Everyone understands the fundamental principle of marketing – you distribute your offering in a channel of your choosing, in an attempt to attract your target market. The concept is the same no matter if you’re a Fortune 500 company trying to launch a new product, or a 46-year old plumber from Pittsburgh trying to sell your old couch and is wondering what angle you should photograph it from to make it look more puffy and comfy in your ad.

What people generally don’t know, though, is that marketing needs to be broken down into numbers before you even start thinking about how to communicate. I have been hired to put together campaigns for back alley travel retail stores with a grand total budget of 300 dollars, and I have been in charge of one of the largest online retailers in the world that sells ten times that amount every other second. And it’s funny how it all comes down to the exact same thing in the end when the question is the same, “What is the best way to market ourselves in order to sell more?”.

I am not going to touch on things like your brand in this post. I’m not going to help you construct a fancy pants strategy on how to best utilize behavioral targeting on Facebook. This is going to be very hands on guide on how a dollar spent can become two dollars in sales, in the simplest way possible. Did I say two dollars? I meant 100 dollars.

What are you doing today?

If you’re reading this, chances are you’re working at a retail outlet, looking to perhaps increase foot traffic or get your name out there a little bit to help you sell more. So first of all, I’m going to ask you to look at what your customer process looks like now. How are your customers finding you today? Are you in an ideal location for random foot traffic with a great sign out front? Do you have a neat delivery truck with your website address on it? Are you buying various placements – a local radio spot here and a holiday clearance sale there? Have you tried a whole bunch of different things, where the results always end up somewhere between luck, meh, hopelessness and decent?
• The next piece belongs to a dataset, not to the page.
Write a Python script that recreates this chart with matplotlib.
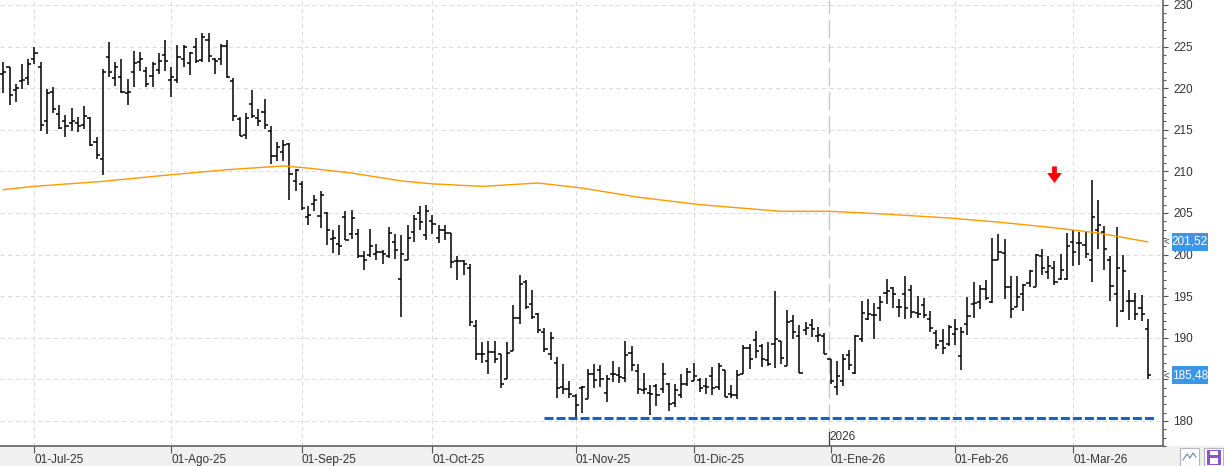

You communicate with two kinds of people. Those who are looking to buy what you sell. And those who are NOT looking to buy, but may end up buying anyway.

Forget all of that, and focus only on one question right now. What is it worth to get a customer through the door? There’s a pretty hands on way to find out, by simply observing what’s going on for a little while. So let’s assume for argument’s sake that 4 out of 10 people who come into your store end up buying, and that your average sale is $1000. Great. So for every 10 people in your store, on average, you make $4000, on average. Now you have one half of the magic number. You just need the other. Specifically, the number of people who will see your message and will ultimately end up standing in front of you going “I heard you guys sell excellent [insert what you sell here]!”. Well, how do you figure that out?

You only ever communicate with two kinds of people

First of all, you communicate with two kinds of people. Those who are looking to buy what you sell. And those who are not looking to buy, but may end up buying anyway. If you sell kitchen cabinets, you are going to spend an extraordinary amount of time trying to convince someone who’s not actively looking for kitchen cabinets to buy them from you. That’s a waste of your time, because for every 10 people who aren’t in the market, there’s one who is. And identifying that one person in many, many groups of 10 is where your focus should be. And so already you have ruled out a significant amount of potential outlets for your marketing that is not going to provide any valuable return on your investment, simply by using that logic.

Okay – so where should I actually spend my money?

By focusing your efforts on a cost per acquisition basis. Cost per acquisition in digital marketing is the concept of paying for your placement once actually get something out of it. Now, there are many great debates in the digital marketing world about what actually constitutes an “acquisition” – whether that’s someone who actually end up buying from you, whether that’s just a click on your ad, whether they end up on your website, or someone inquiring about a purchase. The fact of the matter is, an “acquisition” is different for every advertiser. But the main difference between an acquisition-based marketing strategy and a standard ad purchase, where you pay for the privilege of simply having your ad shown somewhere, is the risk reward ratio – if it works, great! You pay for the results and work the new leads you have. If it doesn’t generate anything, you move on to something else with your budget still intact.

Now, going back to your average sale number, and how many people on average end up buying – how much would a high quality lead be worth to you? The concept of quality lead generation requires a careful process of filtering out actual, genuine people with money in their pockets who want to buy from you. If you sell carpet in Atlanta, a lead would be someone within driving distance of your store looking to buy carpet, right? How much would you pay for the opportunity to stand in front of him or her and say hey, here’s what we offer? Would you pay $50 for an opportunity to quote someone who actually wants to buy from you? Yes you would. You would pay $100, because for every $400 you spend on these leads, you would get a thousand dollars back.

Why complicate things by shooting wide and hope for the best when you can simply acquire the right customers right away?